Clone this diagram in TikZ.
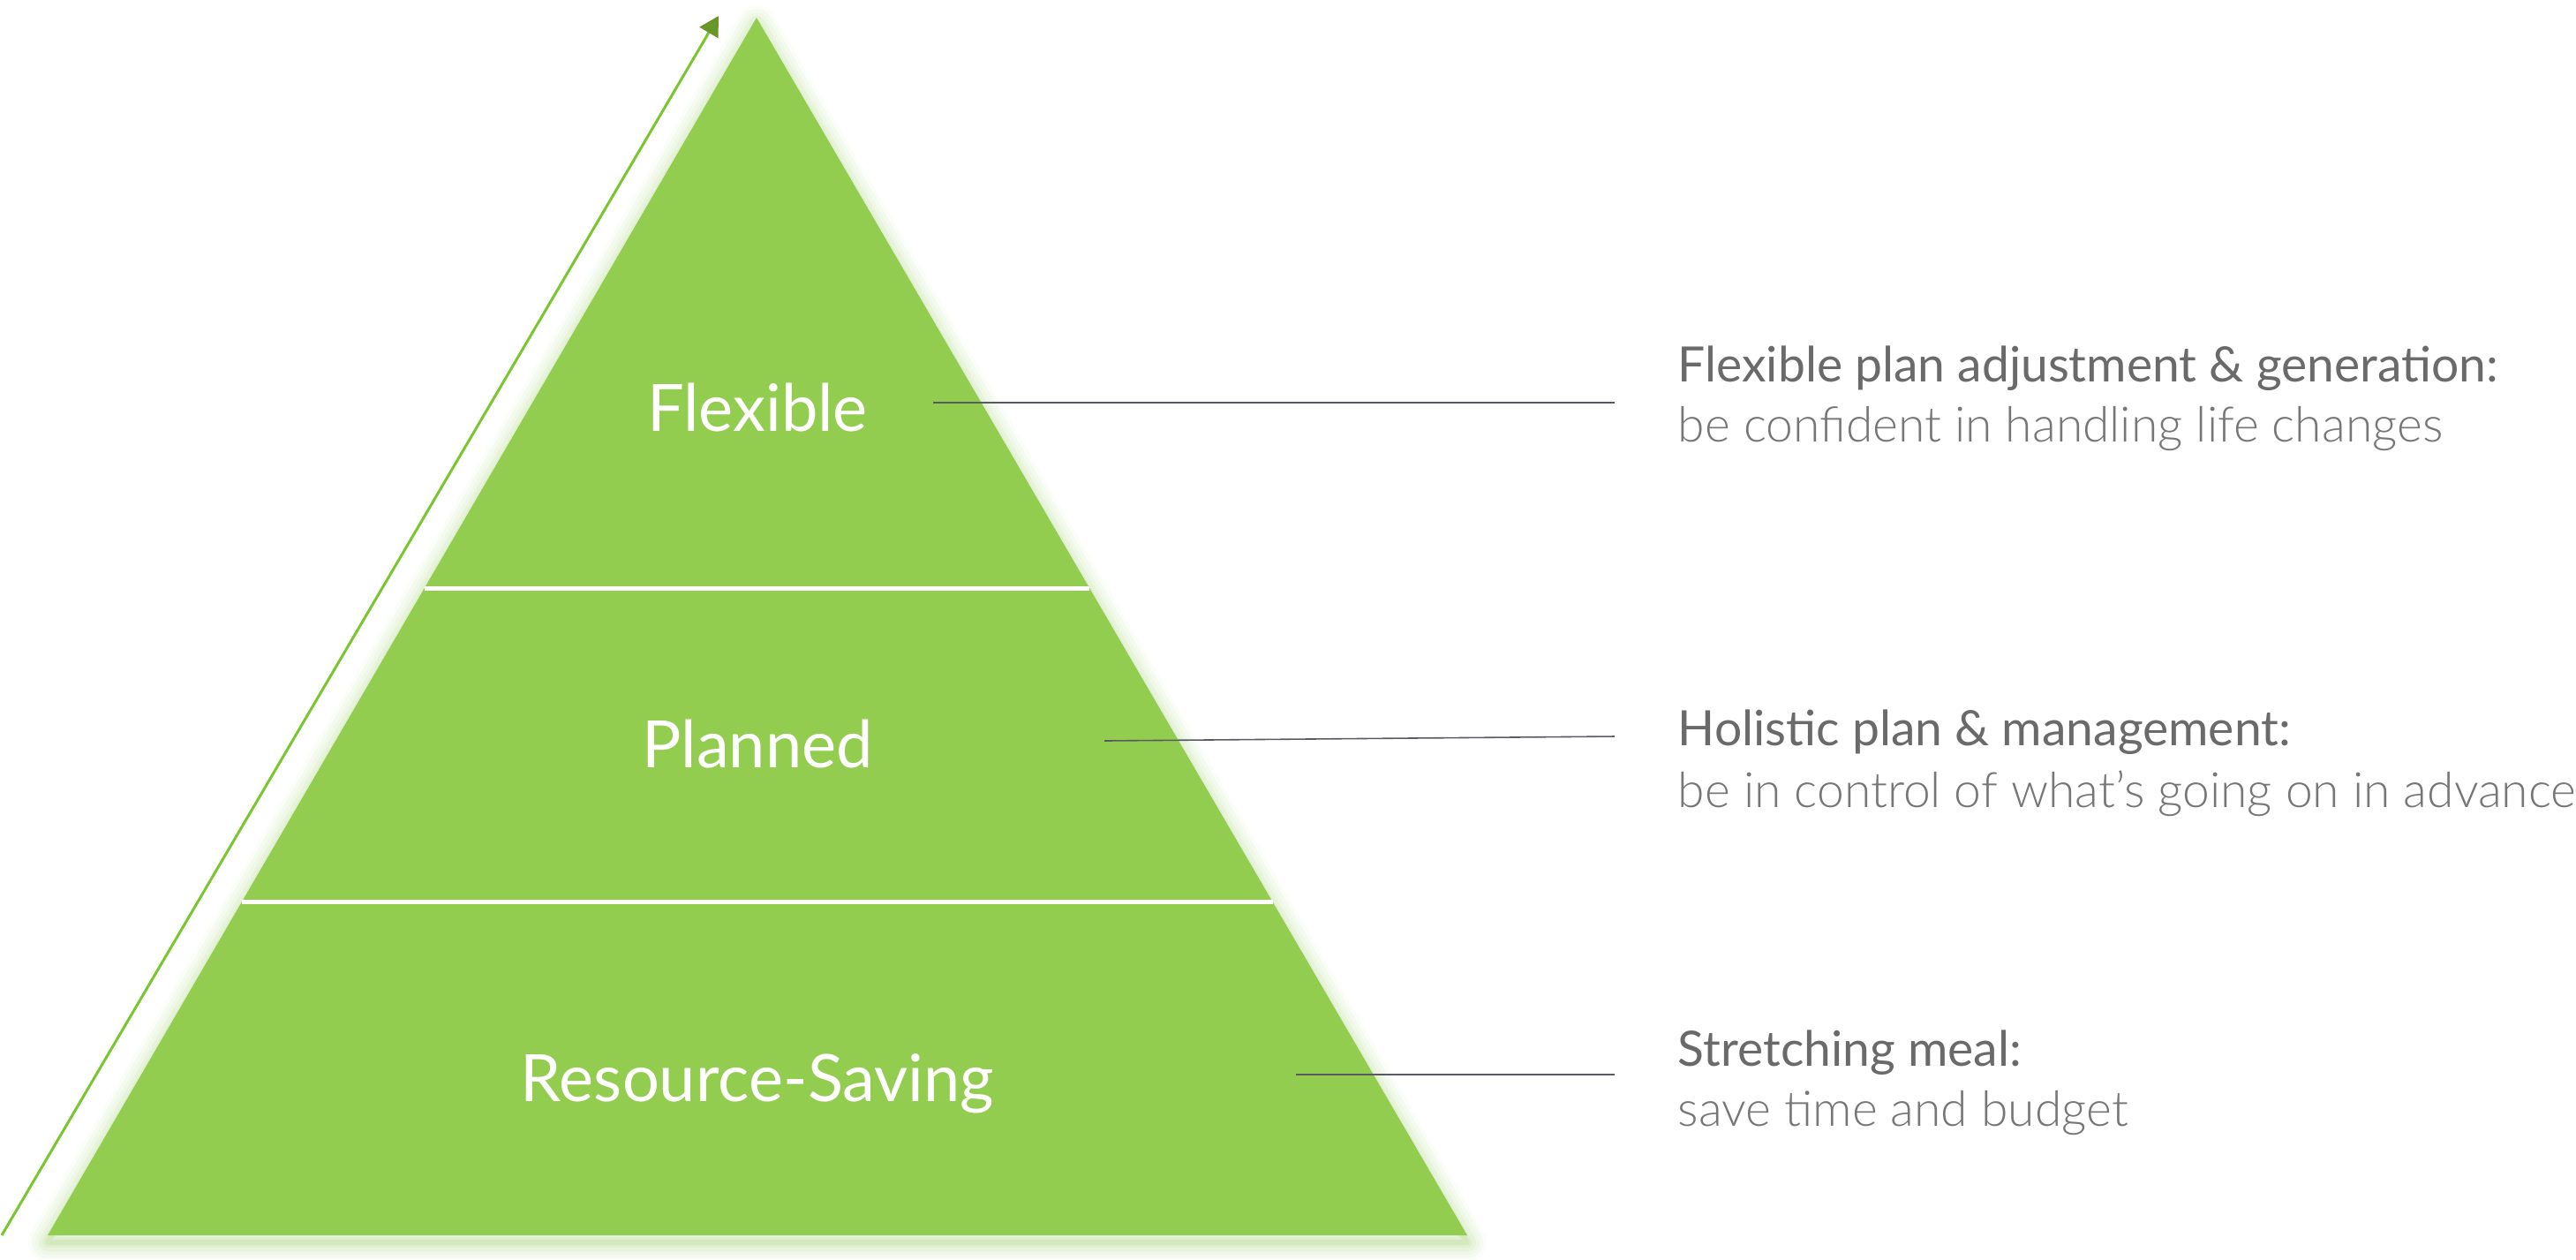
\documentclass[tikz,border=0pt]{standalone}
\usepackage{fontspec}
\setmainfont{Lato}
\newfontfamily\latolight{Lato Light}
\usetikzlibrary{arrows.meta,calc}
\definecolor{pyr}{RGB}{146,205,80}
\definecolor{glow}{RGB}{120,185,50}
\definecolor{arrline}{RGB}{122,198,46}
\definecolor{arrhead}{RGB}{104,150,40}
\definecolor{titlegray}{RGB}{106,106,106}
\definecolor{subgray}{RGB}{118,118,118}
\definecolor{conngray}{RGB}{90,90,100}
\tikzset{
  inner/.style={text=white, font=\fontsize{18.5}{22}\selectfont, anchor=base, inner sep=0pt},
  title/.style={text=titlegray, font=\fontsize{13.8}{17}\selectfont, anchor=base west, inner sep=0pt},
  subtitle/.style={text=subgray, font=\latolight\fontsize{13.8}{17}\selectfont, anchor=base west, inner sep=0pt},
  conn/.style={draw=conngray, line width=0.4pt},
  sep/.style={draw=white, line width=1.25pt},
}
\begin{document}
\begin{tikzpicture}[x=0.25pt,y=-0.25pt]
\useasboundingbox (0,0) rectangle (2918,1426);
\coordinate (apex) at (857,20);
\coordinate (bl) at (54,1399);
\coordinate (br) at (1662,1399);
% glow
\foreach \w/\o in {44/0.03,36/0.04,28/0.05,20/0.06,12/0.08,6/0.1}{
  \draw[glow, line width=\w*0.25pt, opacity=\o, line join=round]
    ([yshift=-2pt]apex) -- ([yshift=-2pt]bl) -- ([yshift=-2pt]br) -- cycle;
}
\fill[pyr] (apex) -- (bl) -- (br) -- cycle;
% separators
\coordinate (s1l) at ($(apex)!0.4685!(bl)$);
\coordinate (s1r) at ($(apex)!0.4685!(br)$);
\coordinate (s2l) at ($(apex)!0.7266!(bl)$);
\coordinate (s2r) at ($(apex)!0.7266!(br)$);
\draw[sep] (s1l) -- (s1r);
\draw[sep] (s2l) -- (s2r);
% arrow
\coordinate (a0) at (2,1399);
\coordinate (a1) at (814,18);
\draw[arrline, line width=0.75pt, -{Triangle[length=5.5pt,width=6pt,color=arrhead]}] (a0) -- (a1);
% inner labels
\node[inner] (flex) at (858,488) {Flexible};
\node[inner] (plan) at (858,869) {Planned};
\node[inner] (res) at (858,1247) {Resource-Saving};
% right texts
\node[title] (t1) at (1900,432) {Flexible plan adjustment \& generation:};
\node[subtitle] (u1) at (1900,500) {be confident in handling life changes};
\node[title] (t2) at (1900,844) {Holistic plan \& management:};
\node[subtitle] (u2) at (1900,914) {be in control of what’s going on in advance};
\node[title] (t3) at (1900,1207) {Stretching meal:};
\node[subtitle] (u3) at (1900,1275) {save time and budget};
% connectors
\coordinate (c1a) at (1057,456);
\coordinate (c1b) at (1829,456);
\coordinate (c2a) at (1251,839);
\coordinate (c2b) at (1829,834);
\coordinate (c3a) at (1468,1217);
\coordinate (c3b) at (1829,1217);
\draw[conn] (c1a) -- (c1b);
\draw[conn] (c2a) -- (c2b);
\draw[conn] (c3a) -- (c3b);
\end{tikzpicture}
\end{document}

------------

### Set problem
Transcribe the material exactly, leaving every picture out.

### Response to the task
Clone this diagram in TikZ.
\documentclass[tikz,border=0pt]{standalone}
\usepackage{fontspec}
\setmainfont{Lato}
\newfontfamily\latolight{Lato Light}
\usetikzlibrary{arrows.meta,calc}
\definecolor{pyr}{RGB}{146,205,80}
\definecolor{glow}{RGB}{120,185,50}
\definecolor{arrline}{RGB}{122,198,46}
\definecolor{arrhead}{RGB}{104,150,40}
\definecolor{titlegray}{RGB}{106,106,106}
\definecolor{subgray}{RGB}{118,118,118}
\definecolor{conngray}{RGB}{90,90,100}
\tikzset{
  inner/.style={text=white, font=\fontsize{18.5}{22}\selectfont, anchor=base, inner sep=0pt},
  title/.style={text=titlegray, font=\fontsize{13.8}{17}\selectfont, anchor=base west, inner sep=0pt},
  subtitle/.style={text=subgray, font=\latolight\fontsize{13.8}{17}\selectfont, anchor=base west, inner sep=0pt},
  conn/.style={draw=conngray, line width=0.4pt},
  sep/.style={draw=white, line width=1.25pt},
}
\begin{document}
\begin{tikzpicture}[x=0.25pt,y=-0.25pt]
\useasboundingbox (0,0) rectangle (2918,1426);
\coordinate (apex) at (857,20);
\coordinate (bl) at (54,1399);
\coordinate (br) at (1662,1399);
% glow
\foreach \w/\o in {44/0.03,36/0.04,28/0.05,20/0.06,12/0.08,6/0.1}{
  \draw[glow, line width=\w*0.25pt, opacity=\o, line join=round]
    ([yshift=-2pt]apex) -- ([yshift=-2pt]bl) -- ([yshift=-2pt]br) -- cycle;
}
\fill[pyr] (apex) -- (bl) -- (br) -- cycle;
% separators
\coordinate (s1l) at ($(apex)!0.4685!(bl)$);
\coordinate (s1r) at ($(apex)!0.4685!(br)$);
\coordinate (s2l) at ($(apex)!0.7266!(bl)$);
\coordinate (s2r) at ($(apex)!0.7266!(br)$);
\draw[sep] (s1l) -- (s1r);
\draw[sep] (s2l) -- (s2r);
% arrow
\coordinate (a0) at (2,1399);
\coordinate (a1) at (814,18);
\draw[arrline, line width=0.75pt, -{Triangle[length=5.5pt,width=6pt,color=arrhead]}] (a0) -- (a1);
% inner labels
\node[inner] (flex) at (858,488) {Flexible};
\node[inner] (plan) at (858,869) {Planned};
\node[inner] (res) at (858,1247) {Resource-Saving};
% right texts
\node[title] (t1) at (1900,432) {Flexible plan adjustment \& generation:};
\node[subtitle] (u1) at (1900,500) {be confident in handling life changes};
\node[title] (t2) at (1900,844) {Holistic plan \& management:};
\node[subtitle] (u2) at (1900,914) {be in control of what’s going on in advance};
\node[title] (t3) at (1900,1207) {Stretching meal:};
\node[subtitle] (u3) at (1900,1275) {save time and budget};
% connectors
\coordinate (c1a) at (1057,456);
\coordinate (c1b) at (1829,456);
\coordinate (c2a) at (1251,839);
\coordinate (c2b) at (1829,834);
\coordinate (c3a) at (1468,1217);
\coordinate (c3b) at (1829,1217);
\draw[conn] (c1a) -- (c1b);
\draw[conn] (c2a) -- (c2b);
\draw[conn] (c3a) -- (c3b);
\end{tikzpicture}
\end{document}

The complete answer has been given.